§ PROVIDED MATERIAL
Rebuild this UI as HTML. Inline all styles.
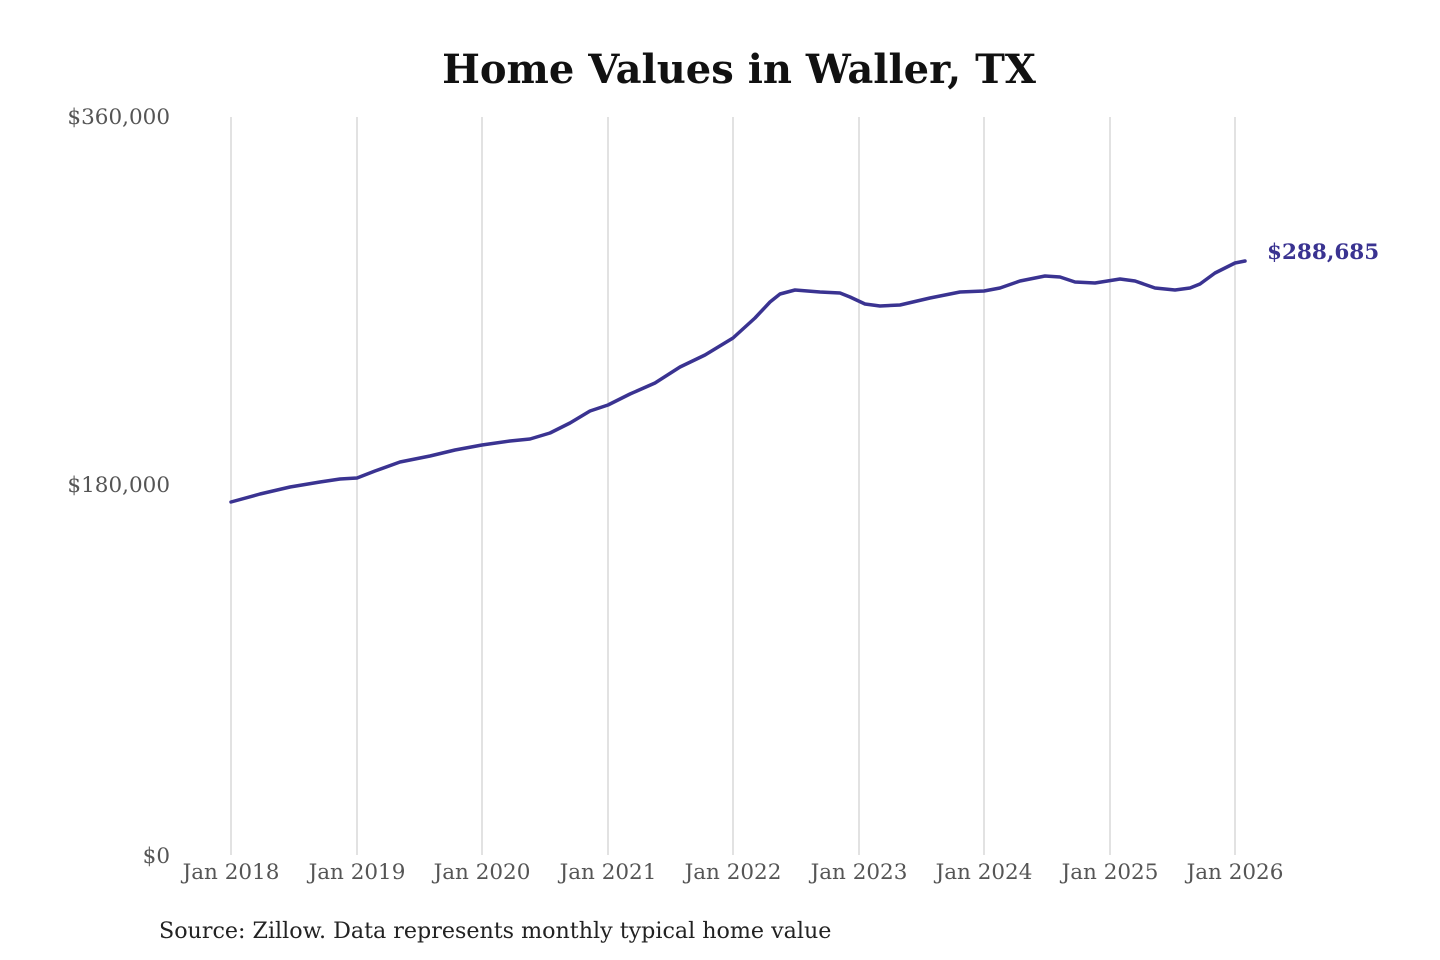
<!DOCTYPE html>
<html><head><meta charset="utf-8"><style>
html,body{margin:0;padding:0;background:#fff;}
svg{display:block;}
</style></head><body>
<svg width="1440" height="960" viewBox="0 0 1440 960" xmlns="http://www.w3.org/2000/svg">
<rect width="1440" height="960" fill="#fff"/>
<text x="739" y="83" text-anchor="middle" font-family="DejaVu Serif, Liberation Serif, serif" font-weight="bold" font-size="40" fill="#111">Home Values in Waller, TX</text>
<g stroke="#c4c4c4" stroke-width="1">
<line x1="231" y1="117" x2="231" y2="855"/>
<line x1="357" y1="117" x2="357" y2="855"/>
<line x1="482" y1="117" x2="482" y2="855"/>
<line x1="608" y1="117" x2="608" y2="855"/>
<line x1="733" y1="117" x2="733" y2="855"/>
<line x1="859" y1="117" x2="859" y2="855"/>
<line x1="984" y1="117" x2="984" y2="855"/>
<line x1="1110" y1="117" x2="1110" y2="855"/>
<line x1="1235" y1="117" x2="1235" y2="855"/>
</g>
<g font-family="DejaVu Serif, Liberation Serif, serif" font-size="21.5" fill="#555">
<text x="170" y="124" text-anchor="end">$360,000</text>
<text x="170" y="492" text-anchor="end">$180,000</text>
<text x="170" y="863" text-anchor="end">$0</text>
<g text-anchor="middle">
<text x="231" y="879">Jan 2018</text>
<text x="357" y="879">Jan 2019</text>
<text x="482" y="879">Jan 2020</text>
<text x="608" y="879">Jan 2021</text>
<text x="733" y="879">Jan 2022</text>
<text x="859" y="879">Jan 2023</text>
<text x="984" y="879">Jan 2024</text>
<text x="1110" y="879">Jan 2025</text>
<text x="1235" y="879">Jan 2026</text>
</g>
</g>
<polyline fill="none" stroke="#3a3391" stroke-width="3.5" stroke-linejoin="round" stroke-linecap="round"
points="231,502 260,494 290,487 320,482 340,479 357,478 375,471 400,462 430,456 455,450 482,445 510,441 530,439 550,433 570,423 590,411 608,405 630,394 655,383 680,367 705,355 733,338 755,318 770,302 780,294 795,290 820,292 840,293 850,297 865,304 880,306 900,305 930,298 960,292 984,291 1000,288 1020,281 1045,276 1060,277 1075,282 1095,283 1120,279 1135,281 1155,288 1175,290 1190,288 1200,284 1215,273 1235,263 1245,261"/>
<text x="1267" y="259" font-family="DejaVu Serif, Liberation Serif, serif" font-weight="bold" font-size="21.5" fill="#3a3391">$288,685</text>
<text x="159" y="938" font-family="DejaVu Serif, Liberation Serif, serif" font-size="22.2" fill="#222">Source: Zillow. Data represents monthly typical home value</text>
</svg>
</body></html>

§ TASK TO CARRY OUT
Reproduce the full material exactly, excluding the pictures.

§ TASK OUTPUT
Rebuild this UI as HTML. Inline all styles.
<!DOCTYPE html>
<html><head><meta charset="utf-8"><style>
html,body{margin:0;padding:0;background:#fff;}
svg{display:block;}
</style></head><body>
<svg width="1440" height="960" viewBox="0 0 1440 960" xmlns="http://www.w3.org/2000/svg">
<rect width="1440" height="960" fill="#fff"/>
<text x="739" y="83" text-anchor="middle" font-family="DejaVu Serif, Liberation Serif, serif" font-weight="bold" font-size="40" fill="#111">Home Values in Waller, TX</text>
<g stroke="#c4c4c4" stroke-width="1">
<line x1="231" y1="117" x2="231" y2="855"/>
<line x1="357" y1="117" x2="357" y2="855"/>
<line x1="482" y1="117" x2="482" y2="855"/>
<line x1="608" y1="117" x2="608" y2="855"/>
<line x1="733" y1="117" x2="733" y2="855"/>
<line x1="859" y1="117" x2="859" y2="855"/>
<line x1="984" y1="117" x2="984" y2="855"/>
<line x1="1110" y1="117" x2="1110" y2="855"/>
<line x1="1235" y1="117" x2="1235" y2="855"/>
</g>
<g font-family="DejaVu Serif, Liberation Serif, serif" font-size="21.5" fill="#555">
<text x="170" y="124" text-anchor="end">$360,000</text>
<text x="170" y="492" text-anchor="end">$180,000</text>
<text x="170" y="863" text-anchor="end">$0</text>
<g text-anchor="middle">
<text x="231" y="879">Jan 2018</text>
<text x="357" y="879">Jan 2019</text>
<text x="482" y="879">Jan 2020</text>
<text x="608" y="879">Jan 2021</text>
<text x="733" y="879">Jan 2022</text>
<text x="859" y="879">Jan 2023</text>
<text x="984" y="879">Jan 2024</text>
<text x="1110" y="879">Jan 2025</text>
<text x="1235" y="879">Jan 2026</text>
</g>
</g>
<polyline fill="none" stroke="#3a3391" stroke-width="3.5" stroke-linejoin="round" stroke-linecap="round"
points="231,502 260,494 290,487 320,482 340,479 357,478 375,471 400,462 430,456 455,450 482,445 510,441 530,439 550,433 570,423 590,411 608,405 630,394 655,383 680,367 705,355 733,338 755,318 770,302 780,294 795,290 820,292 840,293 850,297 865,304 880,306 900,305 930,298 960,292 984,291 1000,288 1020,281 1045,276 1060,277 1075,282 1095,283 1120,279 1135,281 1155,288 1175,290 1190,288 1200,284 1215,273 1235,263 1245,261"/>
<text x="1267" y="259" font-family="DejaVu Serif, Liberation Serif, serif" font-weight="bold" font-size="21.5" fill="#3a3391">$288,685</text>
<text x="159" y="938" font-family="DejaVu Serif, Liberation Serif, serif" font-size="22.2" fill="#222">Source: Zillow. Data represents monthly typical home value</text>
</svg>
</body></html>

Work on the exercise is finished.